Here is her original recipe. She uses dry flowers while I use fresh ones. Either way I can assure you this is a spectacular jelly, with a flowery fragrance similar to honey. It’s lovely on toast, on my  ricotta mousse  but also with some aged pecorino. Or just out of the jar, if you must.
For the syrup:
1/2 liter ( 2 cups) water
200 gr (1 cup and 3/4)  sugar
15 elder flowers
1 organic unwaxed lemon
For the jelly
800 ml (3 and 1/2 cup) elderflower syrup
800 gr (3 and 1/2 cup) sugar
liquid or dry pectin according to package instructions
Using a large shallow pan bring the syrup-water and sugar to near boiling point to dissolve the sugar, then cool until warm but not scalding. Add the flowers head down, the juice of the lemon and the two squeezed halves as shown in the picture above.  Cover and let them soak for 24 hours.
Filter the syrup into a tall pan making sure to squeeze off any liquid from the soaked flowers and lemon. You can use some warm water ( 100 ml/ half cup) to remove additional syrup from the flowers.
Follow package instructions to make a jelly using pectin, the syrup and the additional sugar. Transfer into clean jars and seal.
Use after at least one month.
Makes approx. 2 and one half  1 pint jars.

a fragrant elderflower


  1. What a coincidence! I had never even heard of using elderflowers until a week ago when I tasted it first in a sparkling water and next in a saboyan during a cooking class. We have had three large elderberry bushes in our yard for the last 20 years but I had never harvested them until Friday. I have them infusing on my counter right now. Thanks so much for the tips. I learned more about this beautiful flower from your post today and will definitely try your recipes.
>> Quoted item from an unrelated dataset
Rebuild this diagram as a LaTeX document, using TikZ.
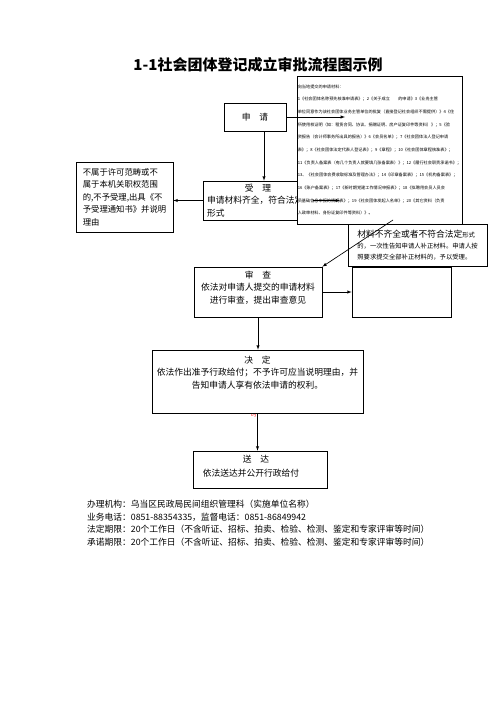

    • One of the things I love about cooking is discovering new ingredients. Until I moved up here in Assisi I never had elder plants and I had no idea what to do with it. After a couple of summers looking at all those little berries getting wasted I started making elderberry jelly which is delicious. The flower jelly is even easier and tastes even better. My friend Giulia, who is mentioned in the post, uses the dry flowers to flavor cakes. There is so much to learn!

  2. I am impatiently waiting for our elderberry bushes to bloom out so I can make this jelly! Meanwhile, I am thinking of ways to use it. Thanks, Giulia, for developing this recipe and thanks, Letizia, for sharing it. You know I will update you later. Ciao! Amos

  3. Thank you Amos! In fact you can use this jelly in substitution of honey, I would not cook it though as it is quite delicate. It’s wonderful with some aged cheese!

  4. Sublime! I obtained 600 ml flower syrup and added 800g jam sugar (containing pectin). (The jam sugar quantity can be adjusted depending on the amount of flower syrup.) I also added one tablespoon of liquid pectin and the jelly set in 5-10 minutes, about 1200ml/2 pints produced in total, 4 jars. I make a variety of jams and jellies, but this excels in its flavour and uniqueness. Perfect on warm croissants.

  5. Hello, I hope you are still taking comments. I made the syrup with fresh elderflowers. There is no scent. Is that typical? Could I add some dried flowers and let it steep again? My flowers are done now.
    Thank you!

    • Hi Melody, you need indeed fresh elderflowers. The only explanation I have for the lack of scent is that you might have used water which was too hot and boiled away the scent, do you think this might be the case? if you have no fresh flowers left, I would definitely try to steep some dry flowers but only if they are every fragrant.

      • Hi. I don’t think I had the sugar water to hot. After I made sure the sugar was dissolved I let it cool , then added the flowers, let them steep overnight. Maybe not long enough ?

        • Hi Melody, I am sorry I did not see your reply! I steep the (fresh) flowers for 3 days, just one night seems to short for me. I hope this is useful for next year.